5 ways you can use Augmented Reality in your business

Published Feb 06, 2018

Augmented Reality has been gaining steady popularity in the recent years. I like to believe that it is because it is not just another recipe for engagement, but a base ingredient with which businesses can make great products for all kinds of uses. Lately, we've been using AR with our clients for marketing and engagement (off course..), but also as a sales tool, and even an educational one.

Before we go into the content of this post, I want to be clear in defining what Augmented Reality is, and what it is not. Unlike Virtual Reality, we're not talking about completely immersing the user into a digital world like you've probably seen with Google Cardboard or Oculus Rift using 360-degree videos or video games. AR is the juxtaposition of digital elements in the real world, by means of using your environment, a trigger image, or even a GPS location. As I started saying, I believe this can be transformed into several things depending on the nature of your business, and your goals.

Here are 5 examples:


One of my favorite examples of this was developed by Ikea. They allowed their clients to go beyond imagining how a product would look on their house into actually placing it there using AR. Although this was made years ago, and the reliability of the tools wasn't what it is today, the app was a huge success (it had 8.3 million users!). They understood not only how to engage their clients, but how to provide them more accurate information. In other words, they found out how to give applicability to their app (you would think this was more common sense) and made it not only fun, but useful.


You might have noticed that printed advertising is rapidly declining in popularity. One of the obvious reasons is the limited availability of information that can be compressed into a one-page ad, or even a whole catalog. Google's latest research on consumption emphasizes that brands need to be there in their consumers critical moment of decision, and that means be there with relevant information. A cool way that we pitched this for an agency a while ago was to provide users with a way to try out all of a brand's watches (and I mean all of their watches) in and out of the store where users might be privy to a few-to-no physical SKUs available for them to try. The result was an impressive way to bring content to a client that just might not be there at the moment.

    New technologies engage. I believe there is an expiration date on the ability to call AR a 'new' technology, but as long as its not mainstream, people will keep sharing their experiences with AR both in and out of their houses and stores on social media. Lego did a really cool project by allowing people to see their products built in store with the help of a TV, a camera, and AR.

As long as its not mainstream, people will keep sharing their experiences with AR on social media
The campaign received loads of free publicity, among which there was an article in fastcompany.com calling Lego The Apple of Toys.

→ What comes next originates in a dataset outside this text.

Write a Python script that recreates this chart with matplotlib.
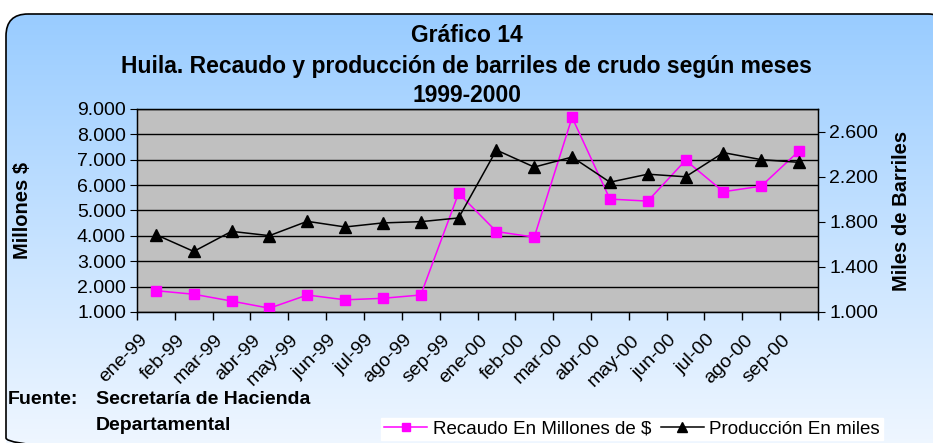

    Most people don't think of apps in general as having a function in companies beyond the marketing department, but some of our most successful projects have actually been exclusive to the sales, HR, or logistics departments within companies.

One cool example was using AR to provide Duracell's sales team with an opportunity to increase their sales by focusing on placing more branded displays in the stores. By using markerless detection (using the environment's own textures and colors), we showed them in the sales floor digitally and showed product information without having to carry the actual thing from place to place.

    Finally, AR can be very useful when providing guidance to users in or out of the store. In supermarkets for example, triggers can be configured to give directions to users and help them find their products faster.

In a more general sense, you can provide users with education about your product that they can interact with, for example a fully animated 3D model of a complex product that needs to be seen from different perspectives to be fully grasped (a car or a tool, for example).

To summarize, AR is not only a tool that you can use in advertising, but a means to be there for your client with the relevant information they need, in a more dynamic manner and, at least for now, in a more engaging way.